The OSI Model vs TCP/IP Model: A Tale of Two Frameworks
If you take any networking class, read any networking textbook, or study for any IT certification, the very first thing you will be forced to memorize is the OSI Model.
The Open Systems Interconnection (OSI) model is a conceptual framework that divides network communication into seven distinct layers:
7. Application
6. Presentation
5. Session
4. Transport
3. Network
2. Data Link
1. Physical
You are taught to memorize this (often using mnemonics like *Please Do Not Throw Sausage Pizza Away*). You are tested on it. You use it in job interviews to prove you know your stuff.
But then you get a job in the real world, and you discover a shocking truth: The OSI Model doesn't actually exist in the real world.
The entire global internet is actually built on a competing, simpler framework called the TCP/IP Model (sometimes called the Internet Protocol Suite).
So why do we spend so much time learning a 7-layer model when the internet only uses 4 layers? To understand this, we have to look at the history of how the internet was built, and the difference between theory and practice.
The Birth of the Models
In the 1970s and 1980s, computer networking was a proprietary nightmare. If a company bought IBM computers, they could only talk to other IBM computers using IBM's proprietary protocols. If they bought DEC computers, they used DEC protocols. The computers literally could not speak to each other.
Everyone realized this was unsustainable. We needed universal, open standards.
Two separate groups set out to solve this problem at roughly the same time.
Group 1: The International Organization for Standardization (ISO). They took a very academic, top-down approach. They spent years forming committees, writing incredibly detailed documents, and designing the perfectly theoretical, highly structured, 7-layer OSI Model. Their philosophy was: "Let's design the perfect architecture first, and then we will write the protocols to fit inside it."
Group 2: The US Department of Defense (specifically DARPA). They took a very pragmatic, bottom-up approach. They were funding a messy, real-world experiment called ARPANET. Their philosophy was: "Let's just write code that actually works right now, and we'll figure out the architecture later." This chaotic, practical engineering resulted in the protocols TCP and IP, which organically formed the 4-layer TCP/IP Model.
The TCP/IP Model Explained
While the OSI Model has 7 layers, the TCP/IP Model condensed the concepts into just 4 much broader layers:
1. Network Access Layer (Link Layer): This combines OSI Layers 1 and 2 (Physical and Data Link). It handles all the hardware, cables, MAC addresses, and Ethernet frames.
2. Internet Layer: This maps perfectly to OSI Layer 3 (Network). It handles IP addressing and global routing.
3. Transport Layer: This maps to OSI Layer 4 (Transport). It handles TCP, UDP, and port numbers.

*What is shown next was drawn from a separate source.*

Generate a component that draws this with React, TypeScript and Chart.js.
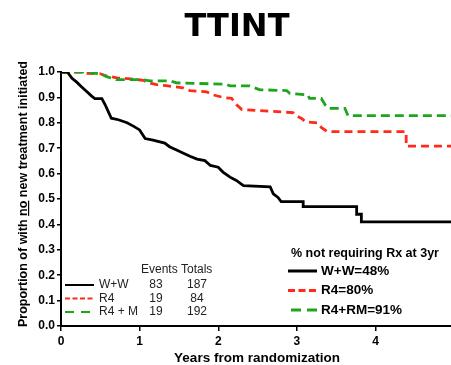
import React, { useEffect, useRef } from 'react';
import { Chart, registerables } from 'chart.js';

Chart.register(...registerables);

// ---------- data ----------
const TITLE = 'TTINT';
const X_TITLE = 'Years from randomization';
const Y_TITLE_PRE = 'Proportion of with ';
const Y_TITLE_UNDER = 'no';
const Y_TITLE_POST = ' new treatment initiated';

const xTicks = [0, 1, 2, 3, 4];
const yTicks = [0.0, 0.1, 0.2, 0.3, 0.4, 0.5, 0.6, 0.7, 0.8, 0.9, 1.0];
const X_MAX = 4.96;

const seriesNames = ['W+W', 'R4', 'R4 + M'];
const events = [83, 19, 19];
const totals = [187, 84, 192];
const rxLabels = ['W+W=48%', 'R4=80%', 'R4+RM=91%'];
const RX_TITLE = '% not requiring Rx at 3yr';

const wwT = [0, 0.08, 0.14, 0.2, 0.26, 0.33, 0.39, 0.43, 0.52, 0.56, 0.6, 0.64, 0.73, 0.84, 0.92, 1.0, 1.07, 1.17, 1.32, 1.38, 1.47, 1.53, 1.64, 1.73, 1.83, 1.9, 2.0, 2.06, 2.15, 2.23, 2.32, 2.66, 2.7, 2.76, 2.8, 3.08, 3.08, 3.76, 3.76, 3.82, 3.82, 4.96];
const wwS = [1.0, 1.0, 0.975, 0.96, 0.942, 0.922, 0.905, 0.895, 0.895, 0.872, 0.845, 0.818, 0.812, 0.8, 0.787, 0.772, 0.738, 0.732, 0.72, 0.706, 0.693, 0.684, 0.668, 0.657, 0.651, 0.632, 0.625, 0.606, 0.586, 0.573, 0.553, 0.548, 0.52, 0.506, 0.49, 0.49, 0.47, 0.47, 0.44, 0.44, 0.41, 0.41];

const r4T = [0, 0.28, 0.3, 0.5, 0.56, 0.71, 0.88, 1.05, 1.09, 1.215, 1.34, 1.55, 1.64, 1.85, 1.935, 2.06, 2.17, 2.23, 2.3, 2.95, 2.97, 3.06, 3.11, 3.27, 3.31, 3.39, 4.39, 4.39, 4.96];
const r4S = [1.0, 1.0, 0.995, 0.993, 0.986, 0.977, 0.973, 0.967, 0.96, 0.95, 0.946, 0.938, 0.927, 0.922, 0.91, 0.9, 0.896, 0.872, 0.852, 0.84, 0.832, 0.817, 0.804, 0.799, 0.782, 0.765, 0.765, 0.708, 0.708];

const rmT = [0, 0.28, 0.5, 0.58, 0.7, 1.04, 1.13, 1.385, 1.47, 2.1, 2.15, 2.4, 2.53, 2.87, 2.91, 3.14, 3.16, 3.31, 3.36, 3.4, 3.61, 3.65, 4.96];
const rmS = [1.0, 1.0, 0.993, 0.982, 0.97, 0.97, 0.965, 0.965, 0.957, 0.952, 0.945, 0.945, 0.93, 0.927, 0.916, 0.91, 0.896, 0.896, 0.87, 0.857, 0.857, 0.828, 0.828];

// ---------- styles ----------
const BLACK = '#000000';
const RED = '#ff2a1a';
const GREEN = '#1ea51e';
const SANS = '"Liberation Sans", Arial, sans-serif';

const pts = (t: number[], s: number[]) => t.map((x, i) => ({ x, y: s[i] }));

const overlay = {
  id: 'overlay',
  afterDraw(chart: any) {
    const ctx: CanvasRenderingContext2D = chart.ctx;
    ctx.save();
    ctx.fillStyle = '#000';
    // main title
    ctx.font = 'bold 32px "DejaVu Sans", sans-serif';
    ctx.textAlign = 'center';
    ctx.textBaseline = 'alphabetic';
    ctx.fillText(TITLE, 237, 36);

    // x title
    ctx.font = `bold 13.5px ${SANS}`;
    ctx.textBaseline = 'middle';
    ctx.fillText(X_TITLE, 257, 358);

    // y title rotated
    ctx.save();
    ctx.translate(22, 194);
    ctx.rotate(-Math.PI / 2);
    ctx.font = `bold 12.5px ${SANS}`;
    const full = Y_TITLE_PRE + Y_TITLE_UNDER + Y_TITLE_POST;
    const w = ctx.measureText(full).width;
    const wPre = ctx.measureText(Y_TITLE_PRE).width;
    const wUnder = ctx.measureText(Y_TITLE_UNDER).width;
    ctx.textAlign = 'left';
    ctx.textBaseline = 'alphabetic';
    const x0 = -w / 2;
    ctx.fillText(full, x0, 4.5);
    ctx.fillRect(x0 + wPre, 6, wUnder, 1.2);
    ctx.restore();

    // bottom-left legend
    ctx.font = `12px ${SANS}`;
    ctx.fillStyle = '#222';
    ctx.textBaseline = 'middle';
    ctx.textAlign = 'left';
    ctx.fillText('Events Totals', 141, 270);
    const rowsY = [285, 298.5, 312];
    const colors = [BLACK, RED, GREEN];
    const legDash = [[], [5, 2.5], [9, 7]];
    for (let i = 0; i < 3; i++) {
      const y = rowsY[i];
      ctx.save();
      ctx.strokeStyle = colors[i];
      ctx.lineWidth = 2;
      ctx.setLineDash(legDash[i]);
      ctx.beginPath();
      ctx.moveTo(65, y);
      ctx.lineTo(94, y);
      ctx.stroke();
      ctx.restore();
      ctx.fillStyle = '#222';
      ctx.textAlign = 'left';
      ctx.fillText(seriesNames[i], 99, y);
      ctx.textAlign = 'center';
      ctx.fillText(String(events[i]), 156, y);
      ctx.fillText(String(totals[i]), 197, y);
    }

    // right legend
    ctx.fillStyle = '#000';
    ctx.font = `bold 12.5px ${SANS}`;
    ctx.textAlign = 'center';
    ctx.fillText(RX_TITLE, 365, 254);
    ctx.font = `bold 13.5px ${SANS}`;
    const rY = [271, 290.5, 310];
    const rDash = [[], [7, 3.5], [10, 6]];
    const rStart = [288, 288, 291];
    for (let i = 0; i < 3; i++) {
      const y = rY[i];
      ctx.save();
      ctx.strokeStyle = colors[i];
      ctx.lineWidth = 3;
      ctx.setLineDash(rDash[i]);
      ctx.beginPath();
      ctx.moveTo(rStart[i], y);
      ctx.lineTo(317, y);
      ctx.stroke();
      ctx.restore();
      ctx.fillStyle = '#000';
      ctx.textAlign = 'left';
      ctx.fillText(rxLabels[i], 321, y);
    }
    ctx.restore();
  },
};

export default function App() {
  const ref = useRef<HTMLCanvasElement>(null);
  useEffect(() => {
    document.body.style.margin = '0';
    const chart = new Chart(ref.current as HTMLCanvasElement, {
      type: 'line',
      data: {
        datasets: [
          { label: seriesNames[0], data: pts(wwT, wwS), borderColor: BLACK, borderWidth: 2.8, pointRadius: 0, tension: 0, order: 0, borderCapStyle: 'butt' },
          { label: seriesNames[2], data: pts(rmT, rmS), borderColor: GREEN, borderWidth: 2.8, borderDash: [9, 5], pointRadius: 0, tension: 0, order: 1, borderCapStyle: 'butt' },
          { label: seriesNames[1], data: pts(r4T, r4S), borderColor: RED, borderWidth: 2.8, borderDash: [8, 5], pointRadius: 0, tension: 0, order: 2, borderCapStyle: 'butt' },
        ],
      },
      options: {
        responsive: false,
        animation: false,
        layout: { padding: { top: 72, left: 0, right: 0, bottom: 0 } },
        plugins: { legend: { display: false }, tooltip: { enabled: false }, title: { display: false } },
        scales: {
          x: {
            type: 'linear',
            min: 0,
            max: X_MAX,
            afterFit: (s: any) => { s.height = 39; },
            afterBuildTicks: (s: any) => { s.ticks = xTicks.map((v) => ({ value: v })); },
            ticks: { font: { family: SANS, size: 12, weight: 'bold' }, color: '#000', padding: 3, maxRotation: 0, callback: (v: any) => String(v) },
            grid: { drawOnChartArea: false, drawTicks: true, tickLength: 5, color: '#000', lineWidth: 1.5 },
            border: { display: true, color: '#000', width: 2 },
          },
          y: {
            type: 'linear',
            min: 0,
            max: 1,
            afterFit: (s: any) => { s.width = 61; },
            afterBuildTicks: (s: any) => { s.ticks = yTicks.map((v) => ({ value: v })); },
            ticks: { font: { family: SANS, size: 12, weight: 'bold' }, color: '#000', padding: 2, callback: (v: any) => Number(v).toFixed(1) },
            grid: { drawOnChartArea: false, drawTicks: true, tickLength: 4, color: '#000', lineWidth: 1.5 },
            border: { display: true, color: '#000', width: 2 },
          },
        },
      },
      plugins: [overlay],
    } as any);
    return () => chart.destroy();
  }, []);
  return (
    <div style={{ position: 'absolute', left: 0, top: 0, width: 451, height: 365, background: '#fff' }}>
      <canvas ref={ref} width={451} height={365} style={{ display: 'block', width: 451, height: 365 }} />
    </div>
  );
}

4. Application Layer: This combines OSI Layers 5, 6, and 7 (Session, Presentation, and Application). It handles everything the software does—HTTP, DNS, encryption, data formatting, etc.
Why TCP/IP Won the War
Throughout the 1980s, there was a massive industry battle over which standard would run the world. The governments and major telecom corporations heavily backed the pristine OSI Model.
But the TCP/IP Model had one devastating advantage: It was already working.
While the OSI committees were still arguing over the theoretical definitions of Layer 5, the Unix operating system started bundling TCP/IP software for free. Universities started connecting to each other using TCP/IP. It was messy, it was imperfect, but you could actually use it to send emails and share files *today*.
By the time the OSI protocols were finally finished, TCP/IP had already taken over the world. The battle was over. The internet was a TCP/IP network.
So Why Do We Still Teach OSI?
If the TCP/IP Model won, why does every network engineer still talk about the OSI Model? Why do we say "Layer 2 Switch" or "Layer 7 Firewall" instead of using the TCP/IP terms?
Because while OSI failed as a set of actual protocols, it succeeded wildly as an educational and troubleshooting tool.
The TCP/IP model is too broad. Its "Application Layer" crams too much stuff together. The OSI Model's strict 7-layer separation forces you to break down complex problems into highly specific, manageable pieces.
When a website won't load, a network engineer uses the OSI model to troubleshoot systematically:
The OSI model gives the entire IT industry a shared vocabulary. When a security vendor sells a "Layer 7 Web Application Firewall," everyone immediately knows exactly what that means—it inspects HTTP traffic, not just IP addresses.
The Best of Both Worlds
Ultimately, you need to understand both.
You need the TCP/IP Model to understand how the internet *actually works*—how a packet is actually built, how IP headers attach to TCP segments, and how data moves across routers.
But you need the OSI Model to understand how to *think* about networking. It is the map that helps you navigate the chaos, isolate problems, and communicate clearly with other engineers.
The internet was built by pragmatists, but it is maintained using the map drawn by theorists.